The CI pipeline catches regressions before they reach main:

yaml

# .github/workflows/test.yml
name: Tests
on: [push, pull_request]

services:
  postgres: { image: postgres:15 }
  redis: { image: redis:7 }

steps:
  - uses: actions/checkout@v4
  - uses: actions/setup-node@v4
    with: { node-version: 20 }
  - run: npm ci --cache ~/.npm
  - run: npm test -- --coverage
  - name: Coverage gate
    run: |
      COVERAGE=$(jq '.total.statements.pct' coverage/coverage-summary.json)
      if (( $(echo "$COVERAGE < 65" | bc -l) )); then
        echo "Coverage $COVERAGE% is below 65% threshold"
        exit 1
      fi
  - name: Post coverage to PR
    uses: coverage-comment-action@v1

Every PR gets a coverage diff comment showing exactly which lines are newly covered and which lost coverage. The 65% gate means nobody can merge code that lowers coverage below the threshold -- even urgent hotfixes need at least a minimal test. Estimated CI run time: ~90 seconds, fast enough that developers don't context-switch while waiting.

Step 5: Expand Coverage to Hit the Threshold

Generate tests for remaining untested modules to push coverage above 65%. Focus on business logic, skip trivial utilities.

Eight more modules get test suites, prioritized by business impact rather than raw line count. A 200-line billing module with proration logic is more important to test than a 500-line utility module that formats dates:

Module	Tests	What's Covered
`checkout`	14	Cart calculation, coupon stacking, tax by jurisdiction
`subscription`	12	Renewal, upgrade/downgrade proration, cancellation with refund
`billing`	11	Invoice generation, proration math, failed payment retry
`permissions`	10	Role-based access, resource ownership, cross-tenant checks
`reporting`	9	Aggregation accuracy, date range boundaries, CSV export
`encryption`	8	Key rotation, at-rest encryption, decryption with old keys
`rateLimit`	7	Sliding window accuracy, per-tenant isolation, Redis failover
`audit-log`	6	Event capture completeness, retention policy, compliance export

Total: 181 tests, all passing. Coverage: 58% to 71% statements, 64% branches. CI pipeline is green -- every PR is now gated at 65% minimum.

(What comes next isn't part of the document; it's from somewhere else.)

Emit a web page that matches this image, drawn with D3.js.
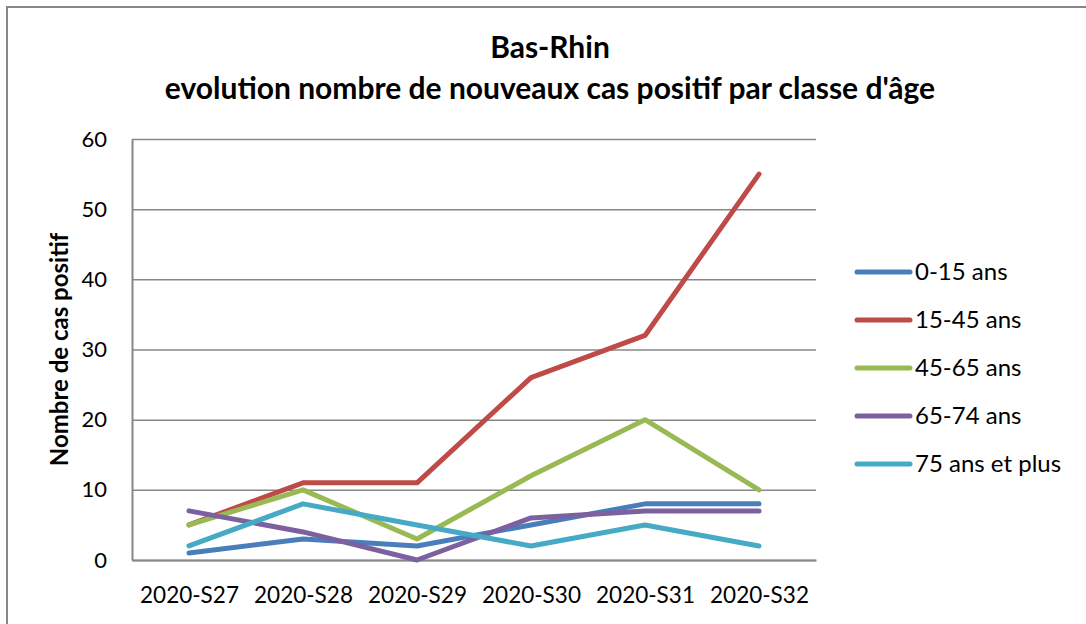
<!DOCTYPE html>
<html>
<head>
<meta charset="utf-8">
<script src="https://cdn.jsdelivr.net/npm/d3@7"></script>
<style>
  body { margin: 0; background: #fff; }
  text { font-family: Lato, "Open Sans", sans-serif; fill: #000; }
</style>
</head>
<body>
<div class="chart"></div>
<script>
const weeks = ["2020-S27", "2020-S28", "2020-S29", "2020-S30", "2020-S31", "2020-S32"];
const seriesNames = ["0-15 ans", "15-45 ans", "45-65 ans", "65-74 ans", "75 ans et plus"];
const colors = ["#4a7ebb", "#be4b48", "#98b954", "#7d60a0", "#46aac5"];
const ages0_15 = [1, 3, 2, 5, 8, 8];
const ages15_45 = [5, 11, 11, 26, 32, 55];
const ages45_65 = [5, 10, 3, 12, 20, 10];
const ages65_74 = [7, 4, 0, 6, 7, 7];
const ages75plus = [2, 8, 5, 2, 5, 2];
const yTicks = [0, 10, 20, 30, 40, 50, 60];

const allSeries = [ages0_15, ages15_45, ages45_65, ages65_74, ages75plus];

var margin = {top: 139, left: 132};
var width = 684, height = 421;

const svg = d3.select(".chart").append("svg")
    .attr("width", 1086)
    .attr("height", 624);

// outer frame
svg.append("rect")
    .attr("x", 7).attr("y", 7)
    .attr("width", 1200).attr("height", 800)
    .attr("fill", "none")
    .attr("stroke", "#878787")
    .attr("stroke-width", 2);

const g = svg.append("g")
    .attr("transform", "translate(" + margin.left + "," + margin.top + ")");

const xScale = d3.scalePoint()
    .domain(weeks)
    .range([0, width])
    .padding(0.5);

const yScale = d3.scaleLinear()
    .domain([0, 60])
    .range([height, 0]);

// gridlines
g.append("g")
    .attr("class", "grid")
    .call(d3.axisLeft(yScale).tickValues(yTicks).tickSize(-width).tickFormat(""))
    .call(s => s.select(".domain").remove())
    .selectAll("line")
    .attr("stroke", "#878787")
    .attr("stroke-width", 1.5);

// y axis
g.append("g")
    .attr("class", "axis y-axis")
    .call(d3.axisLeft(yScale).tickValues(yTicks).tickSize(0).tickPadding(25))
    .call(s => s.select(".domain").attr("stroke", "#878787").attr("stroke-width", 2))
    .selectAll("text")
    .style("font-size", "22px");

// x axis
g.append("g")
    .attr("class", "axis x-axis")
    .attr("transform", `translate(0, ${height})`)
    .call(d3.axisBottom(xScale).tickSize(0).tickPadding(27))
    .call(s => s.select(".domain").attr("stroke", "#878787").attr("stroke-width", 2))
    .selectAll("text")
    .style("font-size", "22.5px");

const line = d3.line()
    .x((d, i) => xScale(weeks[i]))
    .y(d => yScale(d));

allSeries.forEach((vals, k) => {
  g.append("path")
      .datum(vals)
      .attr("fill", "none")
      .attr("stroke", colors[k])
      .attr("stroke-width", 5)
      .attr("stroke-linejoin", "round")
      .attr("stroke-linecap", "round")
      .attr("d", line);
});

// title
svg.append("text")
    .attr("x", 550).attr("y", 58)
    .attr("text-anchor", "middle")
    .style("font-size", "30px").style("font-weight", "bold")
    .text("Bas-Rhin");
svg.append("text")
    .attr("x", 550).attr("y", 99)
    .attr("text-anchor", "middle")
    .style("font-size", "30px").style("font-weight", "bold")
    .text("evolution nombre de nouveaux cas positif par classe d'âge");

// y axis label
svg.append("text")
    .attr("transform", "translate(68," + (margin.top + height / 2) + ") rotate(-90)")
    .attr("text-anchor", "middle")
    .style("font-size", "24px").style("font-weight", "bold")
    .text("Nombre de cas positif");

// legend
const legend = svg.append("g").attr("transform", "translate(857,272)");
seriesNames.forEach((name, k) => {
  const row = legend.append("g").attr("transform", `translate(0, ${k * 48})`);
  row.append("line")
      .attr("x1", 0).attr("x2", 53)
      .attr("stroke", colors[k])
      .attr("stroke-width", 5)
      .attr("stroke-linecap", "round");
  row.append("text")
      .attr("x", 58).attr("y", 8)
      .style("font-size", "24px")
      .text(name);
});
</script>
</body>
</html>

The coverage isn't just a number for auditors. In the first week after deployment, the CI pipeline blocked 3 PRs that would have decreased coverage below the threshold. One of them was a "quick fix" that deleted a validation check (and its test) instead of fixing the underlying bug. The coverage gate caught it, the developer wrote a proper fix, and a broken validation never reached production.

Real-World Example

A backend lead at a 25-person fintech startup faced a SOC 2 audit in 8 weeks with zero tests across a 55,000-line API. On Monday, the test-generator skill produced 120 tests for 8 critical modules. That afternoon, code-reviewer flagged 11 quality issues -- including three tests that would silently pass on broken payment logic. Those three tests looked fine at a glance: they called the right functions, asserted on return values, and showed green checkmarks. But they were testing the mocking framework, not the actual code. A test that mocks stripe.charges.create and then asserts it was called proves nothing about whether the payment actually works.

After fixes, the cicd-pipeline skill deployed GitHub Actions with 65% coverage gates. By Thursday: 230 tests, 73% coverage, every PR automatically checked. The team went from "deploy and pray" to "merge with confidence" in four days.

The SOC 2 auditors reviewed the setup two weeks later. Comprehensive test suites, a documented quality review process showing that generated tests were audited for correctness, and automated CI gates blocking uncovered code -- all three satisfied the change management controls. The startup passed without testing-related findings, avoiding an estimated $40,000 in remediation costs and a 3-month delay in their enterprise sales pipeline.